3.3 The Balance Of Payments Flashcards
What is the balance of payments?
A financial record of a country’s transactions with the rest of the world for a given time period, usually over one year.
What is the role of the balance of payments?
To record credit items (payments received from other countries) and debit items (payments made to other nations).
What are some examples of credit items?
Revenues earned from the export of goods and services, FDI and capital transfers.
What are some examples of debit items?
Purchase of imports of foreign goods and services, income transfers overseas and the repatriation of profits from multinational companies in the economy, These transactions have a corresponding outflow of money from the domestic economy.
What are the components of the balance of payments?
The current account, the capital account and the financial account.
What is the formula for the current account?
Current account = capital account + financial account + errors and omissions
What is the current account?
A record of al exports and imports of goods and services plus its net investment income from overseas assets and the net balance of transfers made between countries by individuals and governments, the account is usually reported per year.

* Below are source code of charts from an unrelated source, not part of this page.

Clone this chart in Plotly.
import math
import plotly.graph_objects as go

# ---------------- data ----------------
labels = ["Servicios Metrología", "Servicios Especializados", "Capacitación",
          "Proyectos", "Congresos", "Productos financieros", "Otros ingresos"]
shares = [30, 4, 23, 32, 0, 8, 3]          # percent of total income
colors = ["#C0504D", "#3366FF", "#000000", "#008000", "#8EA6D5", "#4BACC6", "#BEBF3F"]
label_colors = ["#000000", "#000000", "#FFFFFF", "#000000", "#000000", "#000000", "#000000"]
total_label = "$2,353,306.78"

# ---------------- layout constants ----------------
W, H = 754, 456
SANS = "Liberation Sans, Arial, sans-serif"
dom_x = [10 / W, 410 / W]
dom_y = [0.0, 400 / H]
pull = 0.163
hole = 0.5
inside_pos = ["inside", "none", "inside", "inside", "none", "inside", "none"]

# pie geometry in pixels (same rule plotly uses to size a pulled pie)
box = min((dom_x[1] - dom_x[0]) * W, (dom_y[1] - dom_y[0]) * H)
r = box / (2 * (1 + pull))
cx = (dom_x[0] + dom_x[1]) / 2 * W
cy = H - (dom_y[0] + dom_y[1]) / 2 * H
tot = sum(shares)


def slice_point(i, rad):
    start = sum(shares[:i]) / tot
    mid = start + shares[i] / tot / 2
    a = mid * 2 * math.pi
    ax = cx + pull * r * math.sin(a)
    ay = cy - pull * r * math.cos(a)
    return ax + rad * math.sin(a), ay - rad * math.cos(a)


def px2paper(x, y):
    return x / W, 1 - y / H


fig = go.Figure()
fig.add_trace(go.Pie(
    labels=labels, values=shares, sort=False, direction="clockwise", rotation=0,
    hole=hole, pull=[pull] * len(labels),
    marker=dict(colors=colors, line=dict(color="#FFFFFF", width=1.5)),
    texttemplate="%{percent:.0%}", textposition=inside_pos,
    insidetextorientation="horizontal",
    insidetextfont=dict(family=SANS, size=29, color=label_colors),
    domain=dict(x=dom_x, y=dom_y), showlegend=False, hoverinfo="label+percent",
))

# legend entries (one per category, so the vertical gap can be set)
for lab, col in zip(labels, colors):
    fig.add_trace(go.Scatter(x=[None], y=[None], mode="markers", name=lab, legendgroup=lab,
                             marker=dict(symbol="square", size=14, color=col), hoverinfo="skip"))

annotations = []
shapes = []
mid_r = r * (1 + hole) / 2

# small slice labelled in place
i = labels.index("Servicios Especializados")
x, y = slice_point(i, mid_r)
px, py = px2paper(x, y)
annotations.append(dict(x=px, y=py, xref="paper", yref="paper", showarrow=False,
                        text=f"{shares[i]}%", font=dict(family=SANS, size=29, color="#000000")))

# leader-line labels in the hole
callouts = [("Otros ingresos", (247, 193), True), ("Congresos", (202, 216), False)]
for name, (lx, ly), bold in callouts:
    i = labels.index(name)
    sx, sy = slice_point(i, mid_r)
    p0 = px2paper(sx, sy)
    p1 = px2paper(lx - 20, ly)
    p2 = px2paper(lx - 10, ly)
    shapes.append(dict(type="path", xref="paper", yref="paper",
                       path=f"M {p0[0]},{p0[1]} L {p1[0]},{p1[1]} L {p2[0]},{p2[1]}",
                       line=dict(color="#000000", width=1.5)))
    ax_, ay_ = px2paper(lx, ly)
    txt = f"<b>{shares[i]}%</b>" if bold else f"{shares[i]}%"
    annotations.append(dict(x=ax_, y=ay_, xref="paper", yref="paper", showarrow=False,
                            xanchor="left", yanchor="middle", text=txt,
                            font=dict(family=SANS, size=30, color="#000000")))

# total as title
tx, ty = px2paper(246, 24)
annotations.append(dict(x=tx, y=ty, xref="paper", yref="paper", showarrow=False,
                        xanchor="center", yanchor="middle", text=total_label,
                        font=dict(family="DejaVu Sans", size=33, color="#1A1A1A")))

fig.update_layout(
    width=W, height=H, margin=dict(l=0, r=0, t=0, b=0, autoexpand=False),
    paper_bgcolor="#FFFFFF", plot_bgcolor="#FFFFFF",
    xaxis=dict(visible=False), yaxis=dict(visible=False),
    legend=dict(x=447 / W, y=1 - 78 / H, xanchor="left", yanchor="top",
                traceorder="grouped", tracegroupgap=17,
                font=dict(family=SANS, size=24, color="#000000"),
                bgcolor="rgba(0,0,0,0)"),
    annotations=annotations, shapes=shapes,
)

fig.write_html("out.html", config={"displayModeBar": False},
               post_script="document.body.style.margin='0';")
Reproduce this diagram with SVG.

What are the four components of the current account?
Balance of trade in goods
Balance of trade in services
Income
Current transfers
What is the balance of trade in goods?
This records all exports and imports of physical goods between a country and the rest of the world.
What is the balance of trade in services?
The records all exports and imports of services between a country and the rest of the world.
What is included in income?
This records the income receipts earned from foreign investments minus the income payments of factor incomes paid to foreign investors. Investment income consists of the inflows and outflows of wages, rent, interest and profit.
What is included in current transfers?
This records the inflows and outflows of payments that are not made in exchange for anything between a country and the rest of the world.
What is the balance of trade?
The difference between a country total export earnings and its total import expenditure on both goods and services. The balance of trade is typically the largest components of the current account.
What is a current account deficit?
When a country spends more money than it ears, ie. the sum of money flowing out of a country exceeds the money flowing into the country.
What is a current account surplus?
If a country has a positive net balance on its current account.
How can a current account deficit occur?
Lower demand for exports - mainly caused by exports being relatively more expensive to foreign buyers. It can be caused by high labour costs in the domestic economy, falling incomes or a higher exchange rate making exports dearer.
Increased demand for imports - Domestic buyers tend to buy more imports if they are relatively cheaper or of better quality.